- **DATA EXCERPT**:
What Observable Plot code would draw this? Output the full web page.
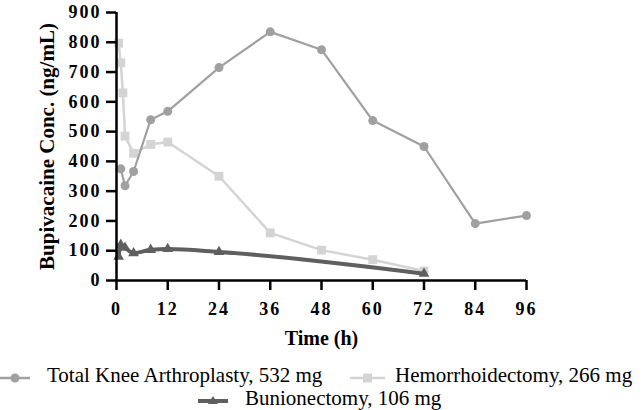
<!DOCTYPE html>
<html>
<head>
<meta charset="utf-8">
<script src="https://cdn.jsdelivr.net/npm/d3@7"></script>
<script src="https://cdn.jsdelivr.net/npm/@observablehq/plot@0.6"></script>
<style>
  body { margin: 0; background: #fff; width: 644px; height: 410px; overflow: hidden; }
  #legend { position: relative; width: 644px; height: 55px; font-family: "Liberation Serif", "Times New Roman", serif; font-size: 21px; color: #000; }
  .sw { position: absolute; }
  .lt { position: absolute; white-space: nowrap; line-height: 24px; }
  .tick-lbl text { letter-spacing: 2px; }
</style>
</head>
<body>
<div id="chart"></div>
<div id="legend"></div>
<script>
const seriesNames = ["Total Knee Arthroplasty, 532 mg", "Hemorrhoidectomy, 266 mg", "Bunionectomy, 106 mg"];
const tkaTime = [1, 2, 4, 8, 12, 24, 36, 48, 60, 72, 84, 96];
const tkaConc = [375, 318, 366, 540, 568, 715, 835, 775, 537, 450, 191, 218];
const hemTime = [0.5, 1, 1.5, 2, 4, 8, 12, 24, 36, 48, 60, 72];
const hemConc = [797, 731, 630, 485, 427, 457, 465, 350, 160, 102, 70, 32];
const bunTime = [0.5, 1, 2, 4, 8, 12, 24, 72];
const bunConc = [80, 120, 110, 92, 103, 106, 96, 23];
const xTicks = [0, 12, 24, 36, 48, 60, 72, 84, 96];
const yTicks = [0, 100, 200, 300, 400, 500, 600, 700, 800, 900];

const colors = ["#a0a0a0", "#d4d4d4", "#5f5f5f"];
const tka = tkaTime.map((t, i) => ({t, c: tkaConc[i]}));
const hem = hemTime.map((t, i) => ({t, c: hemConc[i]}));
const bun = bunTime.map((t, i) => ({t, c: bunConc[i]}));

const chart = Plot.plot({
  width: 644,
  height: 355,
  marginTop: 12,
  marginBottom: 75,
  marginLeft: 116,
  marginRight: 118,
  style: {fontFamily: "Liberation Serif, serif", fontSize: "18px", fontWeight: "bold", color: "#000", background: "#fff", overflow: "visible"},
  x: {domain: [0, 96]},
  y: {domain: [0, 900]},
  marks: [
    Plot.line(hem, {x: "t", y: "c", stroke: colors[1], strokeWidth: 2.5}),
    Plot.dot(hem, {x: "t", y: "c", symbol: "square", r: 5, fill: colors[1]}),
    Plot.line(tka, {x: "t", y: "c", stroke: colors[0], strokeWidth: 2.2}),
    Plot.dot(tka, {x: "t", y: "c", symbol: "circle", r: 4.5, fill: colors[0]}),
    Plot.line(bun, {x: "t", y: "c", stroke: colors[2], strokeWidth: 4, curve: "monotone-x"}),
    Plot.dot(bun, {x: "t", y: "c", symbol: "triangle", r: 4, fill: colors[2]}),
    Plot.axisX({ticks: xTicks, tickSize: 10, tickPadding: 12, strokeWidth: 2.5, label: null, tickFormat: d => d, className: "tick-lbl"}),
    Plot.axisY({ticks: yTicks, tickSize: 10, tickPadding: 5, strokeWidth: 2.5, label: null, tickFormat: d => d, className: "tick-lbl"}),
    Plot.ruleY([0], {stroke: "#000", strokeWidth: 2.5}),
    Plot.ruleX([0], {stroke: "#000", strokeWidth: 2.5}),
    Plot.text(["Time (h)"], {frameAnchor: "bottom", dy: 64, fontSize: 20, fontWeight: "bold", fill: "#000"}),
    Plot.text(["Bupivacaine Conc. (ng/mL)"], {frameAnchor: "left", dx: -69, rotate: -90, textAnchor: "middle", fontSize: 21, fontWeight: "bold", fill: "#000"})
  ]
});
document.getElementById("chart").appendChild(chart);

function swatch(i, w) {
  const sym = ["circle", "square", "triangle"][i];
  const h = 16;
  let marker;
  if (sym === "circle") marker = `<circle cx="${w/2}" cy="${h/2}" r="4.5" fill="${colors[i]}"/>`;
  else if (sym === "square") marker = `<rect x="${w/2-4.5}" y="${h/2-4.5}" width="9" height="9" fill="${colors[i]}"/>`;
  else marker = `<path d="M${w/2},${h/2-5}L${w/2+5},${h/2+3}L${w/2-5},${h/2+3}Z" fill="${colors[i]}"/>`;
  return `<svg width="${w}" height="${h}"><line x1="0" x2="${w}" y1="${h/2}" y2="${h/2}" stroke="${colors[i]}" stroke-width="${i===2?4:2.5}"/>${marker}</svg>`;
}
const legend = document.getElementById("legend");
legend.innerHTML =
  `<div class="sw" style="left:0px;top:12px">${swatch(0, 30)}</div>` +
  `<div class="lt" style="left:47px;top:8px">${seriesNames[0]}</div>` +
  `<div class="sw" style="left:350px;top:12px">${swatch(1, 35)}</div>` +
  `<div class="lt" style="left:395px;top:8px">${seriesNames[1]}</div>` +
  `<div class="sw" style="left:198px;top:35px">${swatch(2, 30)}</div>` +
  `<div class="lt" style="left:245px;top:31px">${seriesNames[2]}</div>`;
</script>
</body>
</html>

- **WRITTEN REQUEST**: Copy exactly the lines running from the beginning of the listing through the line that has "700, 800, 900];". Drop the pictures.

- **RESPONSE TO THIS EXERCISE**:
What Observable Plot code would draw this? Output the full web page.
<!DOCTYPE html>
<html>
<head>
<meta charset="utf-8">
<script src="https://cdn.jsdelivr.net/npm/d3@7"></script>
<script src="https://cdn.jsdelivr.net/npm/@observablehq/plot@0.6"></script>
<style>
  body { margin: 0; background: #fff; width: 644px; height: 410px; overflow: hidden; }
  #legend { position: relative; width: 644px; height: 55px; font-family: "Liberation Serif", "Times New Roman", serif; font-size: 21px; color: #000; }
  .sw { position: absolute; }
  .lt { position: absolute; white-space: nowrap; line-height: 24px; }
  .tick-lbl text { letter-spacing: 2px; }
</style>
</head>
<body>
<div id="chart"></div>
<div id="legend"></div>
<script>
const seriesNames = ["Total Knee Arthroplasty, 532 mg", "Hemorrhoidectomy, 266 mg", "Bunionectomy, 106 mg"];
const tkaTime = [1, 2, 4, 8, 12, 24, 36, 48, 60, 72, 84, 96];
const tkaConc = [375, 318, 366, 540, 568, 715, 835, 775, 537, 450, 191, 218];
const hemTime = [0.5, 1, 1.5, 2, 4, 8, 12, 24, 36, 48, 60, 72];
const hemConc = [797, 731, 630, 485, 427, 457, 465, 350, 160, 102, 70, 32];
const bunTime = [0.5, 1, 2, 4, 8, 12, 24, 72];
const bunConc = [80, 120, 110, 92, 103, 106, 96, 23];
const xTicks = [0, 12, 24, 36, 48, 60, 72, 84, 96];
const yTicks = [0, 100, 200, 300, 400, 500, 600, 700, 800, 900];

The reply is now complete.